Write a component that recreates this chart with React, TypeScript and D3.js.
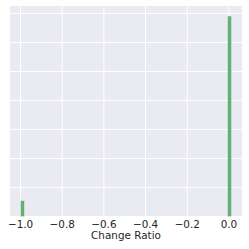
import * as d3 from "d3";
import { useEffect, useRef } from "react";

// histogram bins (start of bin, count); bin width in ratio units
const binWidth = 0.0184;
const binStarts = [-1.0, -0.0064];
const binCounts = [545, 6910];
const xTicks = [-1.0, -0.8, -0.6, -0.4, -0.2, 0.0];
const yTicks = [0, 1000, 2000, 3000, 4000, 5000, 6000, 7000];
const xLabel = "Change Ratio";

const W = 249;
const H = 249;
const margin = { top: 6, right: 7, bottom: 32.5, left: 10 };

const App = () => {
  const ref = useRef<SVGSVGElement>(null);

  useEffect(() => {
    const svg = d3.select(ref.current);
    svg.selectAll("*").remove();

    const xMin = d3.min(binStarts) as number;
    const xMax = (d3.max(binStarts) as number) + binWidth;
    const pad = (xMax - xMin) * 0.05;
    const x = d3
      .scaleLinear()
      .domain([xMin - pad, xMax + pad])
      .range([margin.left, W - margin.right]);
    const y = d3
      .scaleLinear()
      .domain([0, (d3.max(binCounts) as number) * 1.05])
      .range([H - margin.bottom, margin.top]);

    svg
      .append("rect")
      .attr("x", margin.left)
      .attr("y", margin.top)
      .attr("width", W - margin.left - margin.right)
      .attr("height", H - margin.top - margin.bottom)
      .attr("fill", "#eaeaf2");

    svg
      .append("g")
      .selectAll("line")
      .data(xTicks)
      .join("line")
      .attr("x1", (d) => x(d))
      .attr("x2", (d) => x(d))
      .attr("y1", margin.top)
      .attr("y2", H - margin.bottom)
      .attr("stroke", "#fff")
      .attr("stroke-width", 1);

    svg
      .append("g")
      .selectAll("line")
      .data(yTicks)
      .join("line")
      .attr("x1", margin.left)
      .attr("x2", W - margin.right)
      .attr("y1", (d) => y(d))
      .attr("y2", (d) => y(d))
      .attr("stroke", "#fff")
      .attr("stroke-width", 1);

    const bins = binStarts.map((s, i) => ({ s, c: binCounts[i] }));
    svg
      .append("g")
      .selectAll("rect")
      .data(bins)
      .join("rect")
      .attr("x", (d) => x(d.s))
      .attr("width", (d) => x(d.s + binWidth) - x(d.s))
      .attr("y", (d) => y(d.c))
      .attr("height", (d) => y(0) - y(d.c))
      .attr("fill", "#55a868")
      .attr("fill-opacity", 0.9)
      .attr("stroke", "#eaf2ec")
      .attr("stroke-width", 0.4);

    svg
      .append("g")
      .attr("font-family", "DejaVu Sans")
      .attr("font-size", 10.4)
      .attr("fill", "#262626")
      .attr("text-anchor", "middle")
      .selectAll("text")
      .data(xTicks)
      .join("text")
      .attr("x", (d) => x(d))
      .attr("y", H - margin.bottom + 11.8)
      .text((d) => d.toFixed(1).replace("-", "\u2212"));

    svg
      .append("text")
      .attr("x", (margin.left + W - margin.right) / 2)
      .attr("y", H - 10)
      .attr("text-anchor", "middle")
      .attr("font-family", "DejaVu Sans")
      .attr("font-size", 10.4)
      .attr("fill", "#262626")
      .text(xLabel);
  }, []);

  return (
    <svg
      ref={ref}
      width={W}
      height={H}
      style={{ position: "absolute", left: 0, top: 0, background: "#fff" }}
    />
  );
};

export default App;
───
# [TASK INSTRUCTIONS]
Pictures are to be left out; repeat all the remaining data exactly.

# [FINISHED EXERCISE]
Write a component that recreates this chart with React, TypeScript and D3.js.
import * as d3 from "d3";
import { useEffect, useRef } from "react";

// histogram bins (start of bin, count); bin width in ratio units
const binWidth = 0.0184;
const binStarts = [-1.0, -0.0064];
const binCounts = [545, 6910];
const xTicks = [-1.0, -0.8, -0.6, -0.4, -0.2, 0.0];
const yTicks = [0, 1000, 2000, 3000, 4000, 5000, 6000, 7000];
const xLabel = "Change Ratio";

const W = 249;
const H = 249;
const margin = { top: 6, right: 7, bottom: 32.5, left: 10 };

const App = () => {
  const ref = useRef<SVGSVGElement>(null);

  useEffect(() => {
    const svg = d3.select(ref.current);
    svg.selectAll("*").remove();

    const xMin = d3.min(binStarts) as number;
    const xMax = (d3.max(binStarts) as number) + binWidth;
    const pad = (xMax - xMin) * 0.05;
    const x = d3
      .scaleLinear()
      .domain([xMin - pad, xMax + pad])
      .range([margin.left, W - margin.right]);
    const y = d3
      .scaleLinear()
      .domain([0, (d3.max(binCounts) as number) * 1.05])
      .range([H - margin.bottom, margin.top]);

    svg
      .append("rect")
      .attr("x", margin.left)
      .attr("y", margin.top)
      .attr("width", W - margin.left - margin.right)
      .attr("height", H - margin.top - margin.bottom)
      .attr("fill", "#eaeaf2");

    svg
      .append("g")
      .selectAll("line")
      .data(xTicks)
      .join("line")
      .attr("x1", (d) => x(d))
      .attr("x2", (d) => x(d))
      .attr("y1", margin.top)
      .attr("y2", H - margin.bottom)
      .attr("stroke", "#fff")
      .attr("stroke-width", 1);

    svg
      .append("g")
      .selectAll("line")
      .data(yTicks)
      .join("line")
      .attr("x1", margin.left)
      .attr("x2", W - margin.right)
      .attr("y1", (d) => y(d))
      .attr("y2", (d) => y(d))
      .attr("stroke", "#fff")
      .attr("stroke-width", 1);

    const bins = binStarts.map((s, i) => ({ s, c: binCounts[i] }));
    svg
      .append("g")
      .selectAll("rect")
      .data(bins)
      .join("rect")
      .attr("x", (d) => x(d.s))
      .attr("width", (d) => x(d.s + binWidth) - x(d.s))
      .attr("y", (d) => y(d.c))
      .attr("height", (d) => y(0) - y(d.c))
      .attr("fill", "#55a868")
      .attr("fill-opacity", 0.9)
      .attr("stroke", "#eaf2ec")
      .attr("stroke-width", 0.4);

    svg
      .append("g")
      .attr("font-family", "DejaVu Sans")
      .attr("font-size", 10.4)
      .attr("fill", "#262626")
      .attr("text-anchor", "middle")
      .selectAll("text")
      .data(xTicks)
      .join("text")
      .attr("x", (d) => x(d))
      .attr("y", H - margin.bottom + 11.8)
      .text((d) => d.toFixed(1).replace("-", "\u2212"));

    svg
      .append("text")
      .attr("x", (margin.left + W - margin.right) / 2)
      .attr("y", H - 10)
      .attr("text-anchor", "middle")
      .attr("font-family", "DejaVu Sans")
      .attr("font-size", 10.4)
      .attr("fill", "#262626")
      .text(xLabel);
  }, []);

  return (
    <svg
      ref={ref}
      width={W}
      height={H}
      style={{ position: "absolute", left: 0, top: 0, background: "#fff" }}
    />
  );
};

export default App;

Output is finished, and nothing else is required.